When left empty, all numerical columns in the dataset are used. Selecting a subset focuses the matrix on the variables you care about and improves readability. Choose two or more numerical columns; the plot will produce an N×N matrix where N is the number of selected columns.
Settings
Annotate Segments With Value
Optional — Off by default.
When switched on, the Pearson correlation coefficient is printed inside every cell of the matrix. This is especially useful when:
- Color differences between nearby values (e.g. 0.62 vs 0.71) are hard to distinguish visually
- You need exact numbers for a report or presentation
- You are working with a small matrix (≤ 8 columns) where text fits comfortably
For large matrices with many columns, leave this off to keep the chart readable and rely on the color gradient for a high-level overview.
Understanding Correlation Values
The Pearson Coefficient
The Pearson correlation coefficient (r) measures the strength and direction of the linear relationship between two numerical variables. It always falls in the range -1 to +1:
| Range | Interpretation |
|---|---|
| +0.8 to +1.0 | Strong positive correlation |
| +0.5 to +0.8 | Moderate positive correlation |
| +0.2 to +0.5 | Weak positive correlation |
| -0.2 to +0.2 | Little or no linear correlation |
| -0.5 to -0.2 | Weak negative correlation |
| -0.8 to -0.5 | Moderate negative correlation |
| -1.0 to -0.8 | Strong negative correlation |
Positive Correlation (red cells)
Both variables tend to increase together.
- Example: Albumin and N_Days — patients with higher albumin levels tend to survive longer.
- On the chart: warm red color, value closer to +1.
Negative Correlation (blue cells)
One variable increases as the other decreases.
- Example: Bilirubin and N_Days — higher bilirubin is associated with shorter survival.
- On the chart: cool blue color, value closer to -1.
No Linear Correlation (white/near-white cells)
No consistent linear trend between the two variables.
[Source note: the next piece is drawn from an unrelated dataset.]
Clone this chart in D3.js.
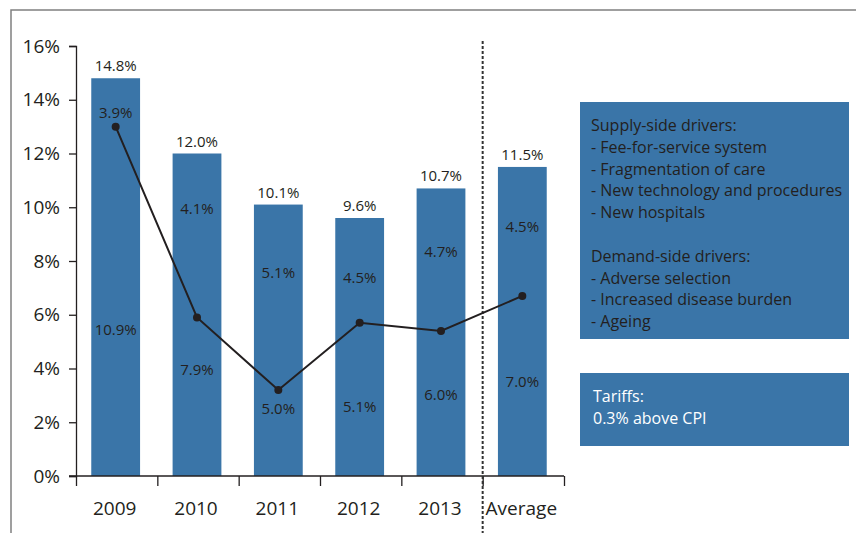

- Example: Alk_Phos and Platelets in the sample above (r = -0.06).
- Note: a near-zero Pearson r does not rule out non-linear relationships.
Interpreting the Matrix
Diagonal
Every cell on the diagonal represents a variable's correlation with itself, which is always exactly 1.0. These cells serve as anchors — the diagonal of perfect self-correlation divides the matrix into two symmetric triangles.
Symmetry
The matrix is symmetric: the value at row A, column B equals the value at row B, column A. You only need to read one triangle; both carry the same information.
Color Scale
- Deep blue → strong negative correlation (approaching -1)
- White → no linear relationship (near 0)
- Deep red → strong positive correlation (approaching +1)
The colorscale is fixed from -1 to +1 so comparisons across different datasets remain consistent.
Interpretation Tips
-
Correlation is not causation. A strong r value means two variables co-vary linearly — it does not tell you which one drives the other, or whether a third variable drives both.
-
Pearson r only captures linear relationships. A variable pair with a curved or U-shaped relationship may show r ≈ 0 even though a strong pattern exists. Use scatter plots to investigate further.
-
Outliers can inflate or deflate r. A single extreme point can create or destroy an apparent correlation. Check distributions before drawing conclusions.
-
Sample size matters. With fewer than 30 observations, individual r values are unreliable. With very large samples, even r = 0.05 may be statistically significant while being practically meaningless.
-
Enable annotations for precision. When exact values matter — for feature selection thresholds, reports, or multicollinearity checks — turn on "Annotate Segments With Value" so you can read the numbers directly without guessing from color.
-
Watch the off-diagonal extremes. Cells with |r| > 0.8 outside the diagonal often indicate redundant features. In regression contexts, consider dropping one of the pair or combining them with PCA.